European Union members Ireland and Hungary are not thrilled about it, as their corporate taxes are less than 15 percent.
Ireland has become the EU home to tech giants Facebook, Google, and Apple thanks to its 12.5-percent rate.
But another EU country that has benefited from a low rate, Poland, voiced support for the proposal last week.
US Treasury Secretary Janet Yellen said China also has concerns about the proposal.
Two sources involved in the negotiations told AFP that China, which has a reduced rate for companies in key sectors, would not want a rate that exceeds 15 percent.

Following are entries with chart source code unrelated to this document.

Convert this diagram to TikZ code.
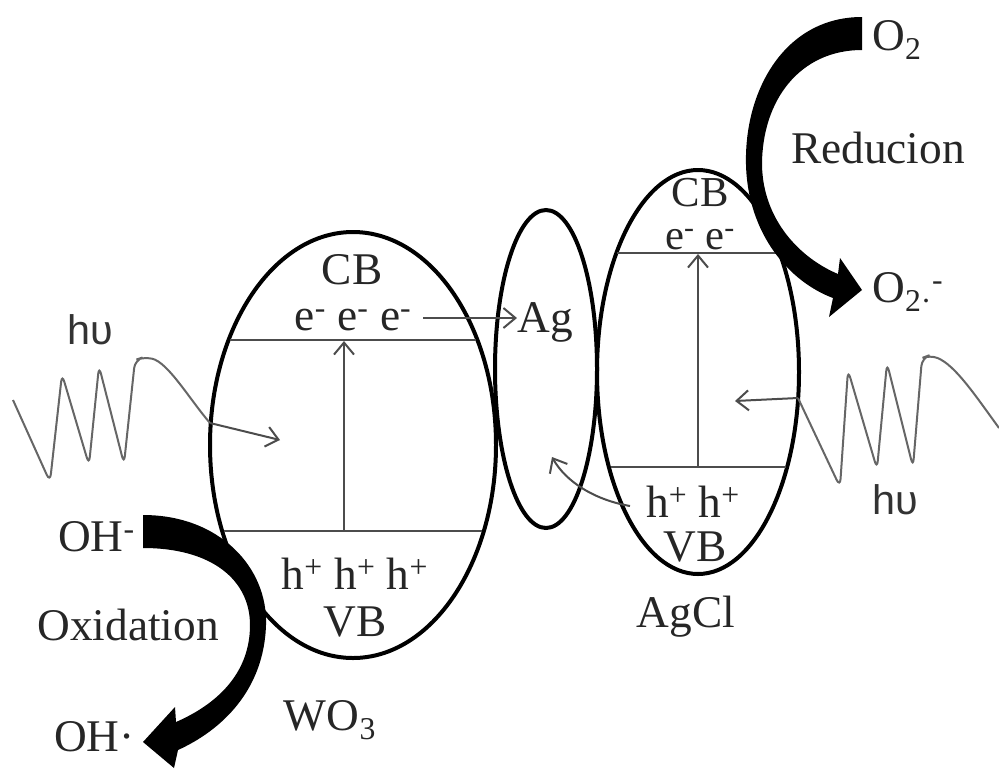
\documentclass[tikz,border=0pt]{standalone}
\usepackage{fontspec}
\setmainfont{Liberation Serif}
\newfontfamily\hvfont{Liberation Sans}
\usetikzlibrary{shapes.geometric,arrows.meta}
\begin{document}
\begin{tikzpicture}[x=0.75pt,y=-0.75pt,
  lbl/.style={font=\fontsize{34}{36}\selectfont, inner sep=0pt, text=black!85},
  hvlbl/.style={font=\hvfont\fontsize{31}{34}\selectfont, inner sep=0pt, text=black!80},
  band/.style={draw=black!70, line width=1.5pt},
  oval/.style={draw=black, line width=3pt, ellipse, inner sep=0pt},
  openarr/.style={draw=black!70, line width=1.5pt, -{Straight Barb[length=9pt,width=15pt]}},
  wave/.style={draw=black!60, line width=1.5pt, rounded corners=6pt},
  bigarr/.style={fill=black}]
\useasboundingbox (0,0) rectangle (999,768);

% ellipses
\node[oval, minimum width=214.5pt, minimum height=319.5pt] (wo3) at (353,445) {};
\node[oval, minimum width=76.5pt, minimum height=238.5pt] (agov) at (546,369) {};
\node[oval, minimum width=151.5pt, minimum height=303pt] (agcl) at (698,372) {};

% band lines
\coordinate (wcbL) at (230,340); \coordinate (wcbR) at (476,340);
\coordinate (wvbL) at (224,531); \coordinate (wvbR) at (482,531);
\coordinate (acbL) at (617,253); \coordinate (acbR) at (778,253);
\coordinate (avbL) at (611,467); \coordinate (avbR) at (786,467);
\draw[band] (wcbL) -- (wcbR);
\draw[band] (wvbL) -- (wvbR);
\draw[band] (acbL) -- (acbR);
\draw[band] (avbL) -- (avbR);

% excitation arrows
\coordinate (wup0) at (344,531); \coordinate (wup1) at (344,341);
\coordinate (aup0) at (698,467); \coordinate (aup1) at (698,254);
\draw[openarr] (wup0) -- (wup1);
\draw[openarr] (aup0) -- (aup1);

% labels WO3
\node[lbl] (wcb) at (352,270) {CB};
\node[lbl] (we) at (353,320) {e\textsuperscript{-} e\textsuperscript{-} e\textsuperscript{-}};
\node[lbl] (wh) at (355,574) {h\textsuperscript{+} h\textsuperscript{+} h\textsuperscript{+}};
\node[lbl] (wvb) at (355,622) {VB};
\node[lbl] (wname) at (330,720) {WO\textsubscript{3}};

% Ag
\node[lbl, anchor=west] (ag) at (517,322) {Ag};
\coordinate (eend) at (423,318);
\draw[openarr] (eend) -- (ag.west |- eend);

% AgCl labels
\node[lbl, align=center, font=\fontsize{32}{32}\selectfont] (acb) at (700,214) {CB\\e\textsuperscript{-} e\textsuperscript{-}};
\node[lbl] (ah) at (693,502) {h\textsuperscript{+} h\textsuperscript{+}};
\node[lbl] (avb) at (695,547) {VB};
\node[lbl] (aname) at (686,617) {AgCl};

% hole transfer to Ag
\coordinate (hs) at (630,506);
\coordinate (ht) at (552,457);
\draw[openarr] (hs) .. controls (595,500) and (566,482) .. (ht);

% light waves
\node[hvlbl] (hv1) at (90,330) {hυ};
\node[hvlbl] (hv2) at (895,500) {hυ};
\coordinate (w1e) at (210,423); \coordinate (w1t) at (280,440);
\draw[wave] (13,400) -- (50,482) -- (62,374) -- (89,465) -- (99,366) -- (124,464) -- (135,360) -- (144,357) .. controls (168,362) and (190,400) .. (w1e);
\draw[openarr] (w1e) -- (w1t);
\coordinate (w2s) at (798,398); \coordinate (w2t) at (735,401);
\draw[wave] (w2s) -- (840,487) -- (848,370) -- (877,469) -- (887,363) -- (913,467) -- (922,358) -- (930,355) .. controls (955,365) and (975,395) .. (999,428);
\draw[openarr] (w2s) -- (w2t);

% reduction arrow
\fill[bigarr] (862,17) .. controls (785,17) and (744,90) .. (746,165) .. controls (748,235) and (790,282) .. (833,298) -- (829,317) -- (862,290) -- (840,258) -- (838,274) .. controls (800,258) and (763,220) .. (762,165) .. controls (762,100) and (800,50) .. (862,50) -- cycle;
\node[lbl, anchor=west] (o2) at (872,40) {O\textsubscript{2}};
\node[lbl] (red) at (878,148) {Reducion};
\node[lbl, anchor=west] (o2r) at (872,292) {O\textsubscript{2·}\textsuperscript{-}};

% oxidation arrow
\fill[bigarr] (143,515) .. controls (220,515) and (268,568) .. (266,625) .. controls (264,690) and (222,730) .. (178,750) -- (174,768) -- (143,742) -- (175,707) -- (176,722) .. controls (215,705) and (250,675) .. (250,625) .. controls (250,580) and (212,548) .. (143,548) -- cycle;
\node[lbl, anchor=east] (oh1) at (135,537) {OH\textsuperscript{-}};
\node[lbl] (ox) at (128,625) {Oxidation};
\node[lbl, anchor=east] (oh2) at (135,737) {OH·};
\end{tikzpicture}
\end{document}
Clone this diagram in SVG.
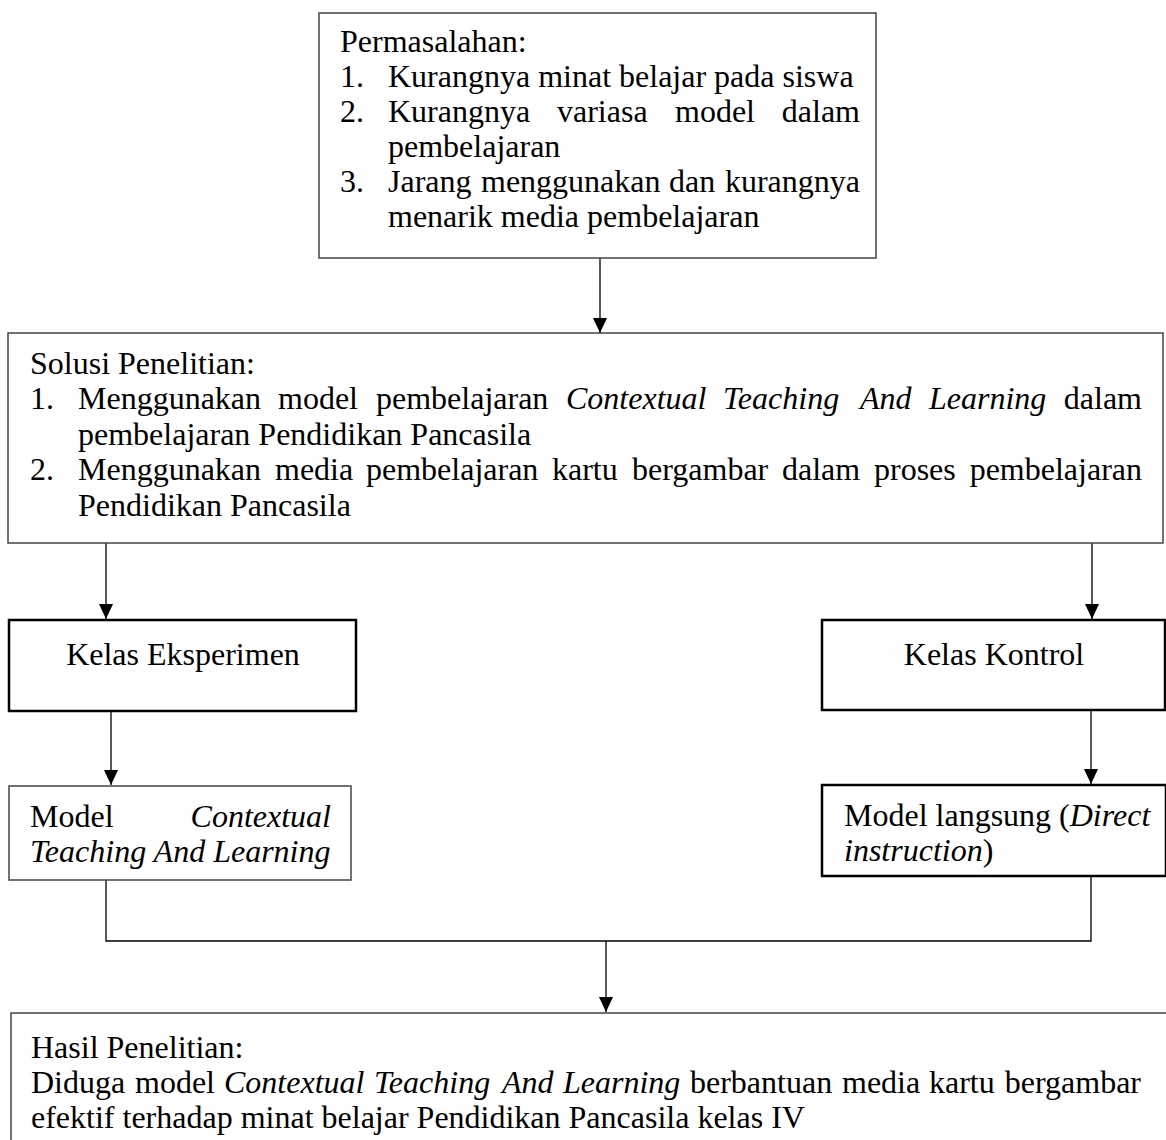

Biden also has some convincing to do at home, as key Republicans in Congress have already criticized the deal as a “speculative agreement” and an “economic blunder”.
The next round of talks will also have to settle on a tax base and the number of companies whose profits could be taxed.
While Britain backed the G7 plan, it wants to ensure that its financial sector is exempt from the reform’s “Pillar One” on taxing a share of profits of overseas-headquartered companies.
Others like France are concerned that US e-commerce behemoth Amazon could escape the levies because its profit margin does not exceed a 10-percent threshold.
The world’s 100 biggest multinationals would be targeted by Pillar One, but countries in the G24 — an intergovernmental group that includes countries such as Argentina, Brazil and India — say more firms should be added to the list.